Source material:
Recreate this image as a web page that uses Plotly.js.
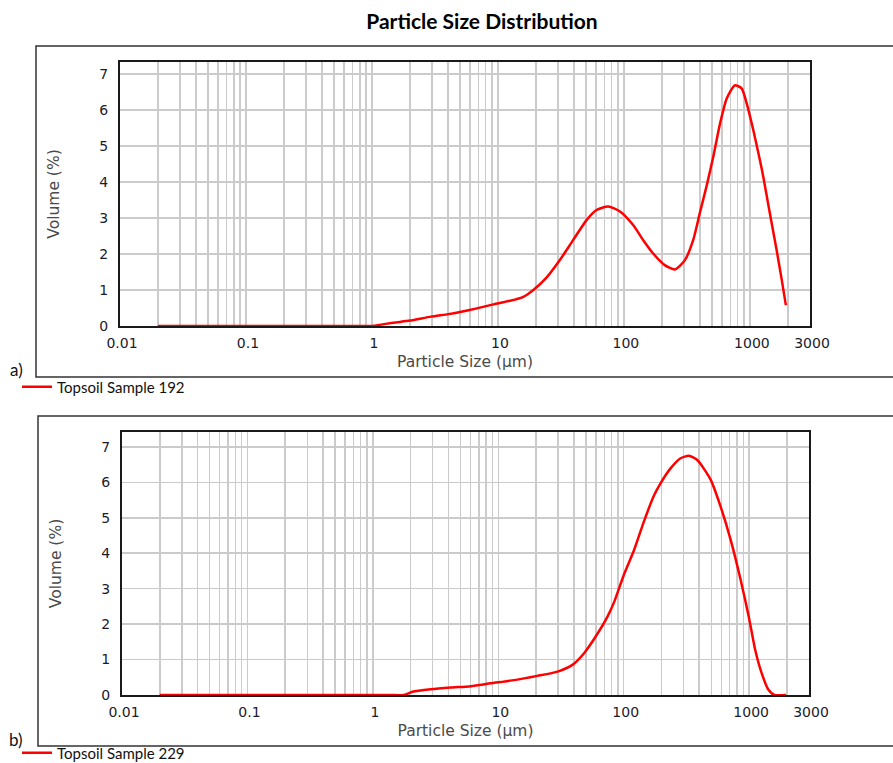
<!DOCTYPE html>
<html>
<head>
<meta charset="utf-8">
<script src="https://cdn.plot.ly/plotly-3.0.1.min.js"></script>
<style>html,body{margin:0;padding:0;background:#fff;}#chart{width:893px;height:763px;}</style>
</head>
<body>
<div id="chart"></div>
<script>
// ---- Data ----
const chartTitle = "Particle Size Distribution";
const xTitle = "Particle Size (µm)";
const yTitle = "Volume (%)";
const seriesNameA = "Topsoil Sample 192";
const seriesNameB = "Topsoil Sample 229";

const sizesA  = [0.02, 0.05, 0.1, 0.3, 0.6, 1.0, 1.05, 1.47, 2.0, 2.94, 4.03, 5.0, 6.8, 9.2, 12.5, 15.9, 19.1, 24.4, 31.0, 39.6, 50.5, 60.6, 75, 93, 118, 142, 170, 211, 254, 305, 355, 400, 452, 512, 580, 655, 760, 860, 942, 1064, 1200, 1276, 1440, 1630, 1790, 1930];
const volumeA = [0,    0,    0,   0,   0,   0,   0.01, 0.09, 0.15, 0.26, 0.33, 0.39, 0.49, 0.60, 0.70, 0.81, 1.00, 1.35, 1.83, 2.39, 2.94, 3.22, 3.32, 3.18, 2.81, 2.39, 2.02, 1.69, 1.57, 1.83, 2.39, 3.13, 3.87, 4.70, 5.63, 6.32, 6.68, 6.60, 6.19, 5.44, 4.61, 4.15, 3.13, 2.11, 1.28, 0.58];

const sizesB  = [0.02, 0.05, 0.1, 0.3, 0.6, 1.0, 1.4, 1.77, 2.07, 2.9, 4.18, 6.04, 8.7, 13.4, 20.5, 29.7, 39.0, 48.3, 59.8, 74.2, 83.8, 100.5, 121, 145, 175, 197, 237, 284, 331, 386, 494, 593, 713, 855, 993, 1118, 1260, 1430, 1590, 1970];
const volumeB = [0,    0,    0,   0,   0,   0,   0,   0,    0.09, 0.16, 0.21, 0.25, 0.33, 0.42, 0.54, 0.66, 0.85, 1.18, 1.65, 2.21, 2.62, 3.40, 4.09, 4.90, 5.64, 5.98, 6.40, 6.68, 6.75, 6.63, 6.07, 5.31, 4.37, 3.25, 2.21, 1.27, 0.61, 0.14, 0.0, 0.0];

const xTickLabels = ["0.01", "0.1", "1", "10", "100", "1000", "3000"];
const yTickVals = [0, 1, 2, 3, 4, 5, 6, 7];

// ---- grid positions on the log axis (labelled decades + unlabelled 2..9 lines) ----
const gridVals = [], gridText = [];
[0.01, 0.1, 1, 10, 100, 1000].forEach((d, i) => {
  gridVals.push(d); gridText.push(xTickLabels[i]);
  for (let m = 2; m <= 9; m++) {
    const v = +(d * m).toPrecision(3);
    if (v <= 3000) {
      gridVals.push(v);
      gridText.push(v === 3000 ? xTickLabels[6] : "");
    }
  }
});

const W = 893, H = 763;
const px = v => v / W;
const py = v => 1 - v / H;

const tickFont = {family: "DejaVu Sans", size: 14, color: "#1b1b2b"};
const titleFont = {family: "DejaVu Sans", size: 15.5, color: "#4a4a4a"};

function xAxis(domain, anchor) {
  return {
    type: "log", domain: domain, anchor: anchor,
    range: [Math.log10(0.01), Math.log10(3000)],
    tickmode: "array", tickvals: gridVals, ticktext: gridText,
    ticks: "", ticklabelstandoff: 3, ticklabelshift: 2,
    showgrid: true, gridcolor: "#cbcbcb", gridwidth: 1.5,
    showline: true, mirror: true, linecolor: "#1a1a1a", linewidth: 2,
    zeroline: false, tickfont: tickFont, automargin: false,
    title: {text: xTitle, font: titleFont, standoff: 6}
  };
}
function yAxis(domain, anchor, top) {
  return {
    domain: domain, anchor: anchor, range: [0, top],
    tickmode: "array", tickvals: yTickVals,
    ticks: "", ticklabelstandoff: 7,
    showgrid: true, gridcolor: "#cbcbcb", gridwidth: 1.5,
    showline: true, mirror: true, linecolor: "#1a1a1a", linewidth: 2,
    zeroline: false, tickfont: tickFont, automargin: false,
    title: {text: yTitle, font: titleFont, standoff: 36}
  };
}

const traces = [
  {x: sizesA, y: volumeA, xaxis: "x", yaxis: "y", type: "scatter", mode: "lines",
   name: seriesNameA, legend: "legend",
   line: {color: "#ff0000", width: 2.5, shape: "spline", smoothing: 0.6}},
  {x: sizesB, y: volumeB, xaxis: "x2", yaxis: "y2", type: "scatter", mode: "lines",
   name: seriesNameB, legend: "legend2",
   line: {color: "#ff0000", width: 2.5, shape: "spline", smoothing: 0.6}}
];

const legendFont = {family: "Lato", size: 15, color: "#111"};
const layout = {
  width: W, height: H,
  margin: {l: 0, r: 0, t: 0, b: 0, autoexpand: false},
  paper_bgcolor: "#fff", plot_bgcolor: "#fff",
  title: {text: "<b>" + chartTitle + "</b>", font: {family: "Lato", size: 21, color: "#000"},
          x: px(482), xanchor: "center", xref: "paper", y: py(22), yanchor: "middle", yref: "paper"},
  xaxis: xAxis([px(120), px(810)], "y"),
  yaxis: yAxis([py(326), py(62)], "x", 7.33),
  xaxis2: xAxis([px(122), px(809)], "y2"),
  yaxis2: yAxis([py(695), py(432)], "x2", 7.42),
  showlegend: true,
  legend: {x: px(17), xanchor: "left", y: py(387), yanchor: "middle", font: legendFont,
           bgcolor: "rgba(0,0,0,0)", borderwidth: 0, tracegroupgap: 0},
  legend2: {x: px(17), xanchor: "left", y: py(753), yanchor: "middle", font: legendFont,
            bgcolor: "rgba(0,0,0,0)", borderwidth: 0, tracegroupgap: 0},
  shapes: [
    {type: "rect", xref: "paper", yref: "paper", x0: px(36), x1: px(900), y0: py(377), y1: py(46),
     line: {color: "#333", width: 1.5}, layer: "below"},
    {type: "rect", xref: "paper", yref: "paper", x0: px(38), x1: px(900), y0: py(746), y1: py(416),
     line: {color: "#333", width: 1.5}, layer: "below"}
  ],
  annotations: [
    {text: "a)", xref: "paper", yref: "paper", x: px(16), y: py(370), xanchor: "center", yanchor: "middle",
     showarrow: false, font: {family: "Lato", size: 17, color: "#111"}},
    {text: "b)", xref: "paper", yref: "paper", x: px(16), y: py(739), xanchor: "center", yanchor: "middle",
     showarrow: false, font: {family: "Lato", size: 17, color: "#111"}}
  ]
};

Plotly.newPlot("chart", traces, layout, {displayModeBar: false, staticPlot: true});
</script>
</body>
</html>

Direction: Skip every picture and return the lines above from the top through the one that contains "const yTickVals = [0, 1, 2, 3, 4, 5, 6, 7];".

The output:
Recreate this image as a web page that uses Plotly.js.
<!DOCTYPE html>
<html>
<head>
<meta charset="utf-8">
<script src="https://cdn.plot.ly/plotly-3.0.1.min.js"></script>
<style>html,body{margin:0;padding:0;background:#fff;}#chart{width:893px;height:763px;}</style>
</head>
<body>
<div id="chart"></div>
<script>
// ---- Data ----
const chartTitle = "Particle Size Distribution";
const xTitle = "Particle Size (µm)";
const yTitle = "Volume (%)";
const seriesNameA = "Topsoil Sample 192";
const seriesNameB = "Topsoil Sample 229";

const sizesA  = [0.02, 0.05, 0.1, 0.3, 0.6, 1.0, 1.05, 1.47, 2.0, 2.94, 4.03, 5.0, 6.8, 9.2, 12.5, 15.9, 19.1, 24.4, 31.0, 39.6, 50.5, 60.6, 75, 93, 118, 142, 170, 211, 254, 305, 355, 400, 452, 512, 580, 655, 760, 860, 942, 1064, 1200, 1276, 1440, 1630, 1790, 1930];
const volumeA = [0,    0,    0,   0,   0,   0,   0.01, 0.09, 0.15, 0.26, 0.33, 0.39, 0.49, 0.60, 0.70, 0.81, 1.00, 1.35, 1.83, 2.39, 2.94, 3.22, 3.32, 3.18, 2.81, 2.39, 2.02, 1.69, 1.57, 1.83, 2.39, 3.13, 3.87, 4.70, 5.63, 6.32, 6.68, 6.60, 6.19, 5.44, 4.61, 4.15, 3.13, 2.11, 1.28, 0.58];

const sizesB  = [0.02, 0.05, 0.1, 0.3, 0.6, 1.0, 1.4, 1.77, 2.07, 2.9, 4.18, 6.04, 8.7, 13.4, 20.5, 29.7, 39.0, 48.3, 59.8, 74.2, 83.8, 100.5, 121, 145, 175, 197, 237, 284, 331, 386, 494, 593, 713, 855, 993, 1118, 1260, 1430, 1590, 1970];
const volumeB = [0,    0,    0,   0,   0,   0,   0,   0,    0.09, 0.16, 0.21, 0.25, 0.33, 0.42, 0.54, 0.66, 0.85, 1.18, 1.65, 2.21, 2.62, 3.40, 4.09, 4.90, 5.64, 5.98, 6.40, 6.68, 6.75, 6.63, 6.07, 5.31, 4.37, 3.25, 2.21, 1.27, 0.61, 0.14, 0.0, 0.0];

const xTickLabels = ["0.01", "0.1", "1", "10", "100", "1000", "3000"];
const yTickVals = [0, 1, 2, 3, 4, 5, 6, 7];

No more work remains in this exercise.